Of course, jumping to the conclusion that Evangelicals are just “making soldiers” is off base, but the fact that soldiers are being made due to the fear of hell and lack of real sex education (another product of Evangelicals in some cases) is not untrue, either.
Hmm… I wonder how prevelant the attitude of children is in regards to a “fear of hell”? Sex education, there’s another can of worms. What they get is “sex is perfectly okay for anyone, anywhere since we’ve fixed it with chemicals or barrier methods” or the opposite “sex is bad all the time, everywhere.”
Is evangelical christianity contributing to poor America? I’m not so sure… Perhaps I just haven’t experienced this southern culture to know better.
Certainly orthodox Christianity inherently has a trust that God will provide in time of need. It does not however establish the condition or quality of this care. I often remark that our prosperity has made us complacent in wealth. We don’t really know true poverty and consequently true thankfulness.

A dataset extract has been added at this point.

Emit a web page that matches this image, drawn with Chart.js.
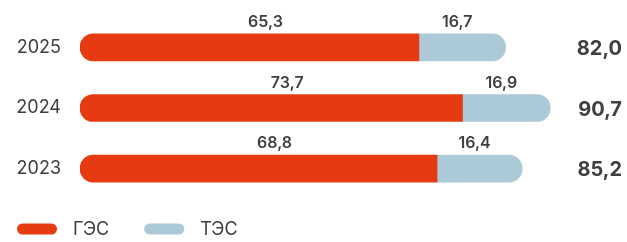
<!DOCTYPE html>
<html>
<head>
<meta charset="utf-8">
<script src="https://cdn.jsdelivr.net/npm/chart.js@4"></script>
<style>
  html, body { margin: 0; padding: 0; background: #ffffff; }
  #wrap { width: 627px; height: 242px; position: relative; }
</style>
</head>
<body>
<div id="wrap"><canvas id="c" width="627" height="242"></canvas></div>
<script>
// ---- data ----
const categories = ['2025', '2024', '2023'];
const gesValues = [65.3, 73.7, 68.8];
const tesValues = [16.7, 16.9, 16.4];
const totalValues = [82.0, 90.7, 85.2];
const seriesNames = ['ГЭС', 'ТЭС'];

const RED = '#E53A12';
const BLUE = '#ABC9D6';
const TEXT = '#3f3f3f';
const FONT = 'Inter, "Open Sans", "DejaVu Sans", sans-serif';

const fmt = v => v.toFixed(1).replace('.', ',');

const labelsPlugin = {
  id: 'valueLabels',
  afterDatasetsDraw(chart) {
    const ctx = chart.ctx;
    ctx.save();
    ctx.fillStyle = TEXT;
    // segment labels above bars
    ctx.font = '600 16px ' + FONT;
    ctx.textAlign = 'center';
    ctx.textBaseline = 'alphabetic';
    const offsets = [16, -5];
    chart.data.datasets.forEach((ds, di) => {
      const meta = chart.getDatasetMeta(di);
      meta.data.forEach((bar, i) => {
        const p = bar.getProps(['x', 'y', 'base', 'height'], true);
        const cx = (p.x + p.base) / 2 + offsets[di];
        const top = p.y - p.height / 2;
        ctx.fillText(fmt(ds.data[i]), cx, top - 7);
      });
    });
    // totals on the right
    ctx.font = '700 20px ' + FONT;
    ctx.textAlign = 'right';
    const meta0 = chart.getDatasetMeta(0);
    meta0.data.forEach((bar, i) => {
      const p = bar.getProps(['y'], true);
      ctx.fillText(fmt(totalValues[i]), chart.chartArea.right + 23, p.y + 7.5);
    });
    ctx.restore();
  }
};

const legendPlugin = {
  id: 'pillLegend',
  afterDraw(chart) {
    const ctx = chart.ctx;
    ctx.save();
    ctx.font = '400 18px ' + FONT;
    ctx.textBaseline = 'middle';
    ctx.textAlign = 'left';
    let x = 17;
    const cy = 229;
    chart.data.datasets.forEach(ds => {
      ctx.fillStyle = ds.backgroundColor;
      ctx.beginPath();
      ctx.roundRect(x, cy - 5.5, 40, 11, 5.5);
      ctx.fill();
      ctx.fillStyle = TEXT;
      const tx = x + 56;
      ctx.fillText(ds.label, tx, cy + 1);
      x = tx + ctx.measureText(ds.label).width + 35;
    });
    ctx.restore();
  }
};

new Chart(document.getElementById('c'), {
  type: 'bar',
  data: {
    labels: categories,
    datasets: [
      {
        label: seriesNames[0],
        data: gesValues,
        backgroundColor: RED,
        borderSkipped: false,
        borderRadius: { topLeft: 13.5, bottomLeft: 13.5, topRight: 0, bottomRight: 0 },
        barThickness: 27
      },
      {
        label: seriesNames[1],
        data: tesValues,
        backgroundColor: BLUE,
        borderSkipped: false,
        borderRadius: { topLeft: 0, bottomLeft: 0, topRight: 13.5, bottomRight: 13.5 },
        barThickness: 27
      }
    ]
  },
  options: {
    indexAxis: 'y',
    responsive: false,
    animation: false,
    devicePixelRatio: 1,
    layout: { padding: { top: 17, bottom: 43, left: 17, right: 28 } },
    plugins: {
      legend: { display: false },
      tooltip: { enabled: false }
    },
    scales: {
      x: {
        stacked: true,
        display: false,
        min: 0,
        max: 100
      },
      y: {
        stacked: true,
        border: { display: false },
        grid: { display: false, drawTicks: false },
        ticks: {
          color: TEXT,
          padding: 19,
          font: { family: FONT, size: 18, weight: '400' }
        },
        afterFit(scale) {
          scale.width = 63;
          scale.paddingTop = 0;
          scale.paddingBottom = 0;
        }
      }
    }
  },
  plugins: [labelsPlugin, legendPlugin]
});
</script>
</body>
</html>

If the military is considered a form of welfare, perhaps we should consider reforming the terms of enlistment. I’m not really in favor of subsidized philanthropy. Charitable giving is not the welfare state.
[...] See my previous post to see the relevance: Red Diaper Babies [...]
I’m not sure Christianity is contributing to the poverty situation in America, but I am sure that lack of education is — including sex education. One problem is that people are afraid to use words like “penis” and “vagina” because they think of them as sexual — true, they are sex organs, but they are also just that, organs. The cycle of poverty directly correlates with a lack of education.
By the way, I got the information above from an amazing (and even Christian) organization that works very hard in securing justice for everyone in Southwest Georgia. I don’t think this Southern “experience” can be had by anyone not born there, at least in its purest form, but that’s up for debate (as is everything).